The latest composite seasonally adjusted headline PMI increased by 2.9 points to 47.8% in October 2017, with all five major seasonally adjusted subcomponents increasing in October when compared with the previous month. Of the five subcomponents, the new sales orders index increased the most, surging to 49.9 in October 2017 from 43.2 in September 2017. This was followed by an increase in the business activity index (45 index points), buoyed by an improvement in demand and output.
According to Ade, given that, to a large extent, the purpose of the PMI is to give an early reading on manufacturing production data, the expectation is for the continuous improvement in business activity to filter through to the upcoming manufacturing data for September 2017.
“The employment subindex improved to 44.3 index points, highlighting improvement in employment prospects in the manufacturing sector in general and the M&E sector in particular. The index – which has also been very volatile – is largely in line with the lagged employment figures released by Statistics SA’s Quarterly Labour Force Survey yesterday, confirming a net employment gain in the formal sector. The formal sector recorded an impressive employment gain of 187 000 and Seifsa is optimistic that the net increase in jobs will ultimately improve the official unemployment rate of 27.7% in Q3:2017 (when compared to Q3:2016),” said Ade.

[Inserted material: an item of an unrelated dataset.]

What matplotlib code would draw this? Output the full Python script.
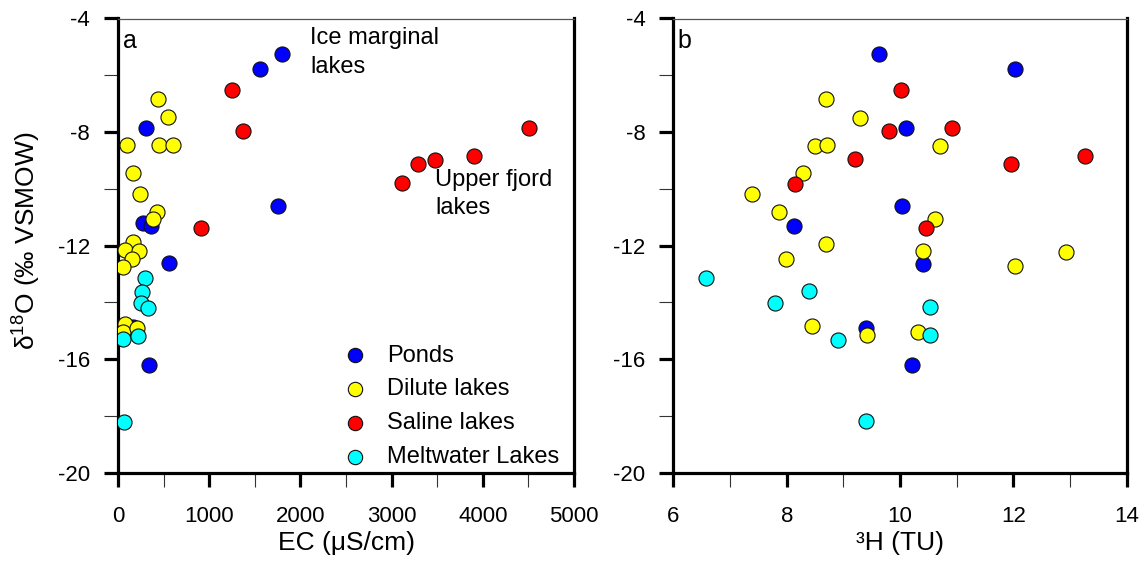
import matplotlib
matplotlib.use("Agg")
import matplotlib.pyplot as plt
from matplotlib.ticker import MultipleLocator

plt.rcParams['font.family'] = ['Liberation Sans', 'DejaVu Sans']
plt.rcParams['mathtext.fontset'] = 'custom'
plt.rcParams['mathtext.rm'] = 'Liberation Sans'
plt.rcParams['mathtext.default'] = 'regular'
plt.rcParams['axes.unicode_minus'] = False

# ---------------- data ----------------
series_names = ["Ponds", "Dilute lakes", "Saline lakes", "Meltwater Lakes"]
series_colors = ["#0000FF", "#FFFF00", "#FF0000", "#00FFFF"]

# Panel a: EC (uS/cm) vs d18O
ponds_ec = [1798, 1560, 307, 1754, 271, 359, 563, 343, 168]
ponds_d18o_a = [-5.24, -5.77, -7.87, -10.59, -11.21, -11.30, -12.62, -16.21, -14.85]

dilute_ec = [442, 552, 95, 450, 603, 168, 238, 424, 380, 161, 77, 234, 150, 58, 77, 52, 205]
dilute_d18o_a = [-6.83, -7.48, -8.46, -8.46, -8.46, -9.43, -10.18, -10.80, -11.06,
                 -11.89, -12.15, -12.18, -12.46, -12.74, -14.76, -15.03, -14.91]

saline_ec = [1254, 1367, 907, 4510, 3907, 3476, 3293, 3117]
saline_d18o_a = [-6.53, -7.96, -11.39, -7.86, -8.84, -8.97, -9.11, -9.80]

melt_ec = [296, 260, 249, 332, 66, 58, 223]
melt_d18o_a = [-13.15, -13.62, -14.03, -14.20, -18.20, -15.30, -15.18]

# Panel b: 3H (TU) vs d18O
ponds_h3 = [9.62, 12.02, 10.11, 10.03, 8.12, 10.41, 9.40, 10.21]
ponds_d18o_b = [-5.24, -5.77, -7.87, -10.59, -11.30, -12.66, -14.91, -16.21]

dilute_h3 = [8.69, 9.30, 8.50, 8.71, 10.71, 8.29, 7.39, 10.61, 7.87, 8.69, 10.41,
             12.93, 7.99, 12.02, 8.44, 10.31, 9.42]
dilute_d18o_b = [-6.83, -7.49, -8.48, -8.45, -8.48, -9.44, -10.19, -11.05, -10.80,
                 -11.93, -12.20, -12.21, -12.48, -12.71, -14.83, -15.03, -15.14]

saline_h3 = [10.01, 9.81, 9.21, 8.14, 10.92, 11.96, 13.27, 10.46]
saline_d18o_b = [-6.53, -7.96, -8.96, -9.82, -7.87, -9.12, -8.84, -11.38]

melt_h3 = [6.58, 8.39, 7.79, 8.90, 9.40, 10.52, 10.52]
melt_d18o_b = [-13.15, -13.61, -14.03, -15.31, -18.18, -14.18, -15.15]

panel_a = [(ponds_ec, ponds_d18o_a), (dilute_ec, dilute_d18o_a),
           (saline_ec, saline_d18o_a), (melt_ec, melt_d18o_a)]
panel_b = [(ponds_h3, ponds_d18o_b), (dilute_h3, dilute_d18o_b),
           (saline_h3, saline_d18o_b), (melt_h3, melt_d18o_b)]

# ---------------- figure ----------------
W, H = 1147, 562
fig = plt.figure(figsize=(W / 100, H / 100), dpi=100)
fig.patch.set_facecolor("white")

ax_a = fig.add_axes([118 / W, 1 - 472.7 / H, (574 - 118) / W, (472.7 - 18.5) / H])
ax_b = fig.add_axes([673.4 / W, 1 - 472.7 / H, (1126.8 - 673.4) / W, (472.7 - 18.5) / H])

MS = 118
for ax, data in ((ax_a, panel_a), (ax_b, panel_b)):
    for (xs, ys), name, col in zip(data, series_names, series_colors):
        ax.scatter(xs, ys, s=MS, c=col, edgecolors="#111111", linewidths=0.8,
                   label=name, zorder=3)
    ax.set_ylim(-20, -4)
    ax.yaxis.set_major_locator(MultipleLocator(4))
    ax.yaxis.set_minor_locator(MultipleLocator(2))
    for side in ("left", "bottom", "right"):
        ax.spines[side].set_linewidth(2.3)
        ax.spines[side].set_color("black")
    ax.spines["top"].set_linewidth(0.9)
    ax.spines["top"].set_color("#555555")
    ax.tick_params(which="major", direction="out", length=10, width=2.3,
                   labelsize=16, color="black")
    ax.tick_params(which="minor", direction="out", length=10, width=0.8,
                   color="#333333")
    ax.tick_params(axis="x", which="major", pad=14)
    ax.tick_params(axis="y", which="major", pad=10)
    ax.tick_params(which="both", right=False, top=False)

ax_a.set_xlim(0, 5000)
ax_a.xaxis.set_major_locator(MultipleLocator(1000))
ax_a.xaxis.set_minor_locator(MultipleLocator(500))
ax_b.set_xlim(6, 14)
ax_b.xaxis.set_major_locator(MultipleLocator(2))
ax_b.xaxis.set_minor_locator(MultipleLocator(1))

ax_a.set_xlabel("EC (\u03bcS/cm)", fontsize=19)
ax_b.set_xlabel("\u00b3H (TU)", fontsize=19)
ax_a.xaxis.set_label_coords(0.5, -0.128)
ax_b.xaxis.set_label_coords(0.5, -0.128)
ax_a.set_ylabel("\u03b4$^{18}$O (\u2030 VSMOW)", fontsize=19)
ax_a.yaxis.set_label_coords(-0.165, 0.51)

ax_a.text(0.01, 0.935, "a", transform=ax_a.transAxes, fontsize=18, va="baseline", ha="left")
ax_b.text(0.01, 0.935, "b", transform=ax_b.transAxes, fontsize=18, va="baseline", ha="left")

ax_a.text(2105, -4.30, "Ice marginal\nlakes", fontsize=17, va="top", ha="left",
          linespacing=1.42)
ax_a.text(3476, -9.30, "Upper fjord\nlakes", fontsize=17, va="top", ha="left",
          linespacing=1.35)

leg = ax_a.legend(loc="upper left", bbox_to_anchor=(0.494, 0.282), frameon=False,
                  fontsize=17, handlelength=1.0, handletextpad=0.84,
                  labelspacing=0.5, borderpad=0, borderaxespad=0,
                  markerscale=0.95, scatterpoints=1)

fig.savefig("out.png", dpi=100, facecolor="white")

He added that a series of temporary downward shocks in the M&E sector – such as commodity price shocks, merchandise trade shocks, demand shocks and selling price shocks – are now in the past, while concerns around generally low business confidence, increased instability and poor ease of doing business are still prevalent. While business confidence increased in the third quarter of 2017 to 35% (when compared with the 29% recorded in the second quarter of 2017), the confidence level is still well below the required 50%.

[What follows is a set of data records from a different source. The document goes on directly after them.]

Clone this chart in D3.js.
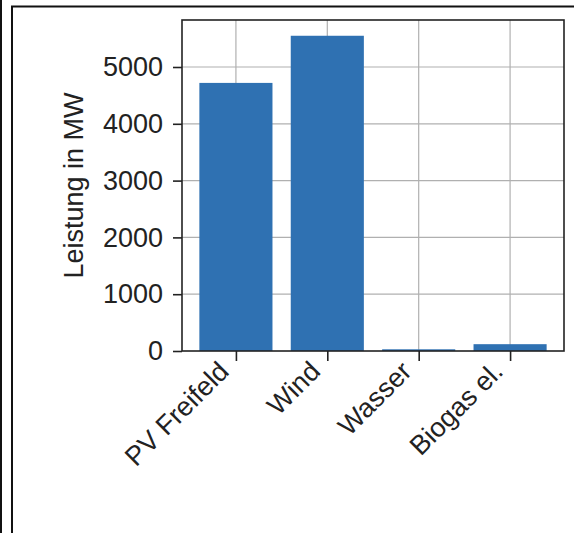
<!DOCTYPE html>
<html>
<head>
<meta charset="utf-8">
<script src="https://cdn.jsdelivr.net/npm/d3@7"></script>
<style>
  body { margin: 0; background: #fff; }
  svg { display: block; font-family: "Liberation Sans", Arial, sans-serif; }
</style>
</head>
<body>
<svg width="574" height="533"></svg>
<script>
// Installierte Leistung je Energieträger
var categories = ["PV Freifeld", "Wind", "Wasser", "Biogas el."];
var leistung = [4720, 5550, 30, 120];
var yTicks = [0, 1000, 2000, 3000, 4000, 5000];

var svg = d3.select("svg");
var width = 574, height = 533;

// outer frame lines
svg.append("line").attr("x1", 1).attr("x2", 1).attr("y1", 0).attr("y2", height)
    .attr("stroke", "#111").attr("stroke-width", 2);
svg.append("line").attr("x1", 12).attr("x2", 12).attr("y1", 6).attr("y2", height)
    .attr("stroke", "#111").attr("stroke-width", 2);
svg.append("line").attr("x1", 11).attr("x2", width).attr("y1", 6.5).attr("y2", 6.5)
    .attr("stroke", "#111").attr("stroke-width", 2);

var pLeft = 182, pRight = 564, pTop = 20, pBottom = 351;

var n = categories.length;
var xScale = d3.scaleLinear()
    .domain([-0.59, n - 1 + 0.59])
    .range([pLeft, pRight]);
var step = xScale(1) - xScale(0);

var yMax = d3.max(leistung) * 1.05;
var yScale = d3.scaleLinear()
    .domain([0, yMax])
    .range([pBottom, pTop]);

// grid
svg.append("g").selectAll("line")
    .data(yTicks.slice(1))
    .enter().append("line")
    .attr("x1", pLeft).attr("x2", pRight)
    .attr("y1", d => yScale(d)).attr("y2", d => yScale(d))
    .attr("stroke", "#b0b0b0").attr("stroke-width", 1.2);
svg.append("g").selectAll("line")
    .data(categories)
    .enter().append("line")
    .attr("x1", (d, i) => xScale(i)).attr("x2", (d, i) => xScale(i))
    .attr("y1", pTop).attr("y2", pBottom)
    .attr("stroke", "#b0b0b0").attr("stroke-width", 1.2);

// bars
svg.append("g").selectAll("rect")
    .data(leistung)
    .enter().append("rect")
    .attr("x", (d, i) => xScale(i - 0.4))
    .attr("width", step * 0.8)
    .attr("y", d => yScale(d))
    .attr("height", d => pBottom - yScale(d))
    .attr("fill", "#2f71b2");

// frame of plot area
svg.append("rect")
    .attr("x", pLeft).attr("y", pTop)
    .attr("width", pRight - pLeft).attr("height", pBottom - pTop)
    .attr("fill", "none").attr("stroke", "#222").attr("stroke-width", 1.6);

// y axis
var yAxis = d3.axisLeft(yScale)
    .tickValues(yTicks)
    .tickSize(9)
    .tickPadding(10)
    .tickFormat(d3.format("d"));
var gy = svg.append("g").attr("transform", "translate(" + pLeft + ",0)").call(yAxis);
gy.select(".domain").remove();
gy.selectAll(".tick line").attr("stroke", "#222").attr("stroke-width", 1.6);
gy.selectAll(".tick text").attr("font-size", 27).attr("fill", "#222")
    .attr("font-family", "Liberation Sans, Arial, sans-serif");

// x axis
var xAxis = d3.axisBottom(xScale)
    .tickValues(d3.range(n))
    .tickSize(10)
    .tickFormat(i => categories[i]);
var gx = svg.append("g").attr("transform", "translate(0," + pBottom + ")").call(xAxis);
gx.select(".domain").remove();
gx.selectAll(".tick line").attr("stroke", "#222").attr("stroke-width", 1.6);
gx.selectAll(".tick text")
    .attr("font-size", 27).attr("fill", "#222")
    .attr("font-family", "Liberation Sans, Arial, sans-serif")
    .attr("text-anchor", "end")
    .attr("dy", null)
    .attr("y", 0)
    .attr("transform", "translate(-6,22) rotate(-45)");

// y label
svg.append("text")
    .attr("transform", "translate(83," + ((pTop + pBottom) / 2) + ") rotate(-90)")
    .attr("text-anchor", "middle")
    .attr("font-size", 27)
    .attr("fill", "#222")
    .text("Leistung in MW");
</script>
</body>
</html>
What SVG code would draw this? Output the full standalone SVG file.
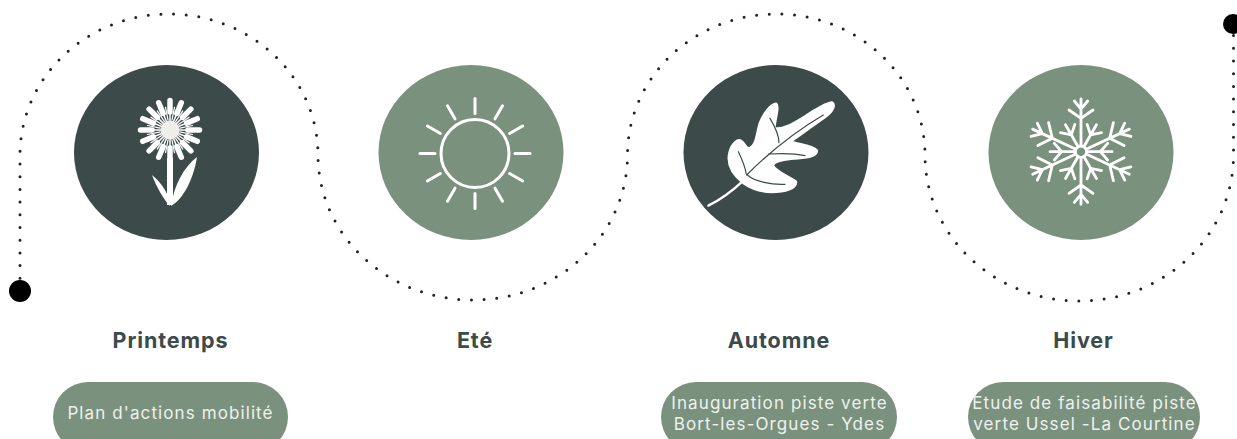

Ade said poor business confidence, increased uncertainty and volatility were not conducive for doing business. He said that it was important that everything possible be done to contain volatility in the exchange rate and other equally important input costs, especially since input costs in the M&E sector (as captured by Seifsa composite input cost index) are now trending slightly higher than recorded in the first two quarters of 2017.
He warned that rising input costs had the propensity to gradually erode margins in the sector, thereby rendering the sector more unattractive to potential investors.